Medium/Long Term – if your main objective is capital growth, e.g. seeing the value of the property increase year on year and you’re willing to take a hit on the cash flow/rental income, then I would say stick to residential. Care investments are ideal if you’re looking for a 5-20 year property investment and if you want immediate, secure, stable income rather than speculating on a property value increase, although, of course, increases are likely.
Cash Outlay – as mentioned mortgages can’t be secured against this asset class (the same as student, hotels etc), therefore you must be willing to invest the whole property value. In many cases those who have secured a mortgage recently, based overseas or simply don’t want the liability then this is ideal, but if you have £30-£50k as a deposit, then I would advise leveraging with finance to secure a traditional buy-to-let as you want to make the funds go as far as possible.
Is it an ethical investment?

The ethical factor of investing in care homes is also a common point of discussion. Private investors in this sector are enabling developers to build and manage much-needed accommodation, with demand increasing substantially in the future, many care homes are considered absolutely essential to plenty of local communities where some of the most vulnerable members of our society live and socialise.

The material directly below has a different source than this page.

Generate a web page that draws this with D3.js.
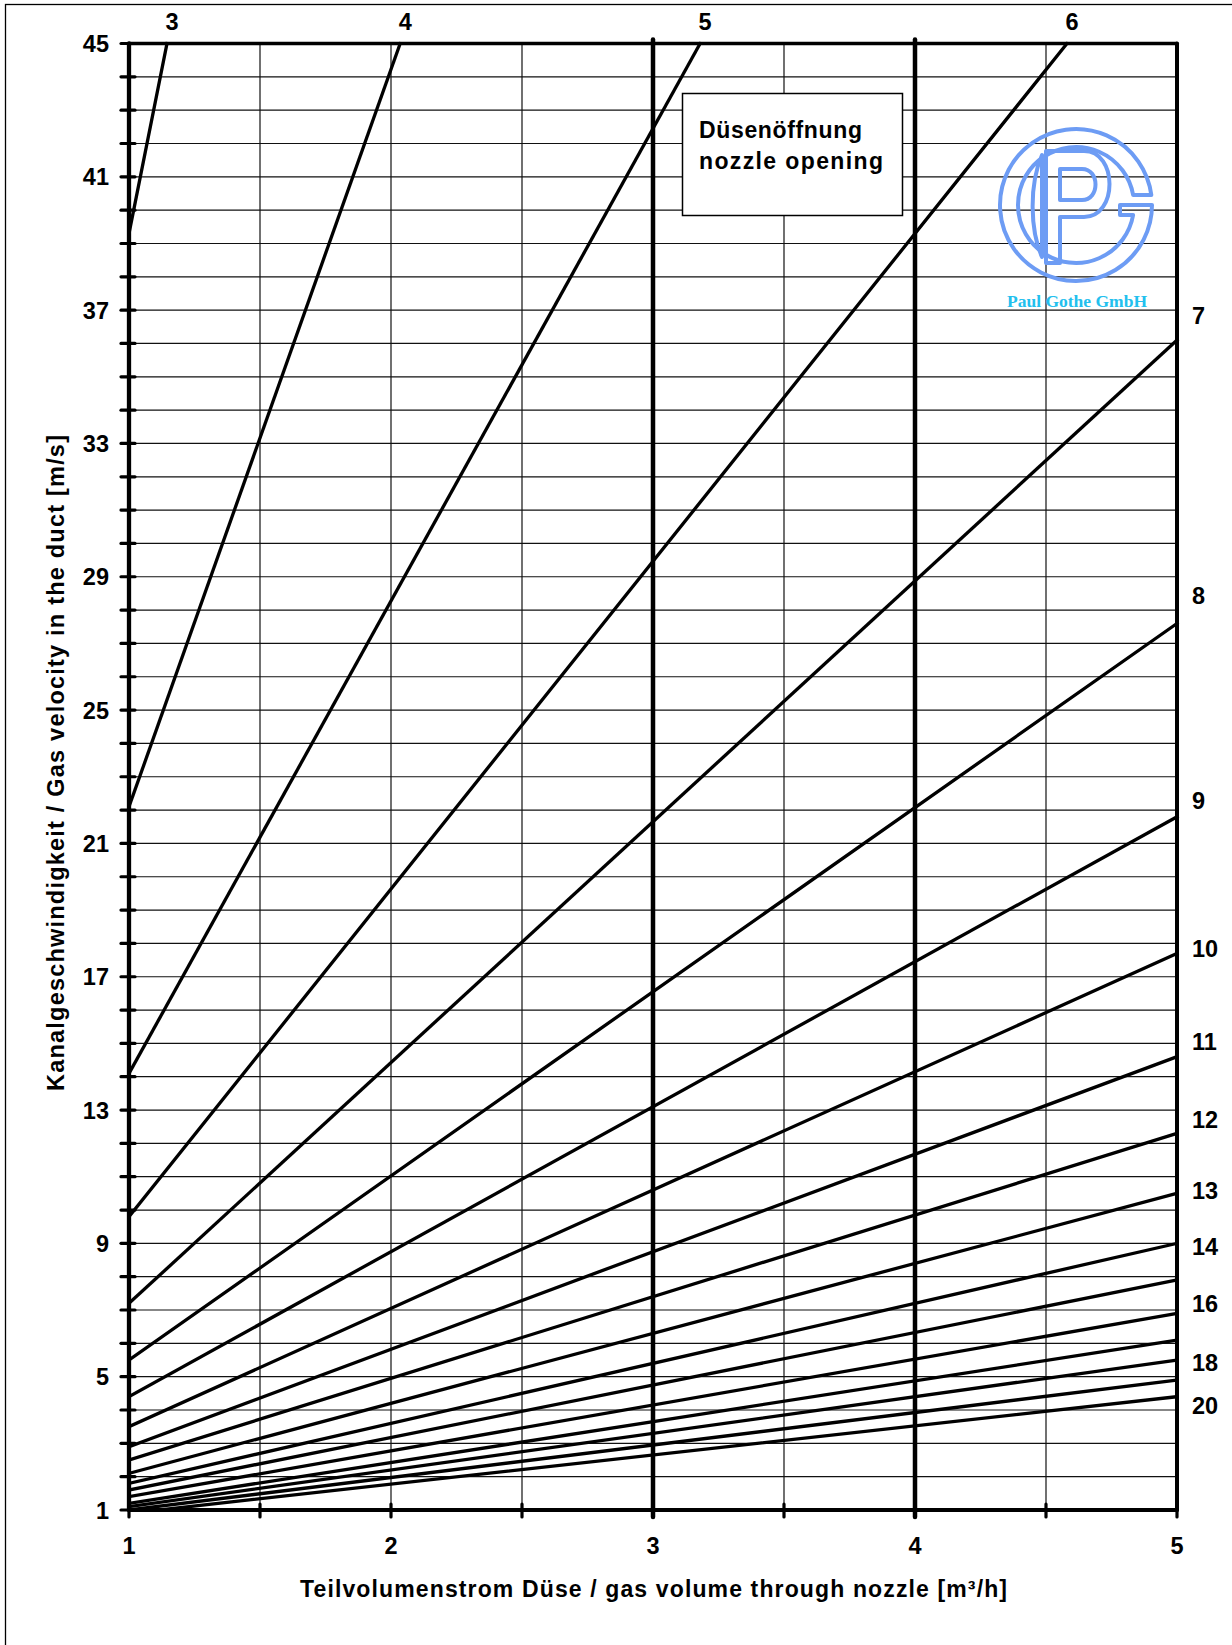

Care homes are heavily regulated by the Care Quality Commission, with online reviews and more exposure into the quality of the home and care service provided, the transparency in the industry has improved drastically over the years. The demand for care will reach the headlines more and more over the coming years and private developers are essential to meeting this demand. By investing in care you’re indirectly assisting in providing a home to elderly residents, of which some rely on. As a company which is marketing such investments, you would expect us to form the above opinion. However, I would encourage all investors to conduct their own market research and due diligence on the sector, demand can simply only be met by private developers, who can only grow their portfolio’s through private investor equity.

Summary

I think that’s enough for now but hopefully, you can see the benefits of investing in the care sector. If you have any questions such as Brexit related points (Knight Frank quoted the care sector as the asset class least affected by Brexit as demand is related to domestic factors), management of the property, the developer going bust etc, please contact us using the details below.

To summarise, if you’re happy with a cash investment of +£70k, want high, predictable income and are looking to hold for the medium to long term, then I would argue care is one of the more attractive asset classes.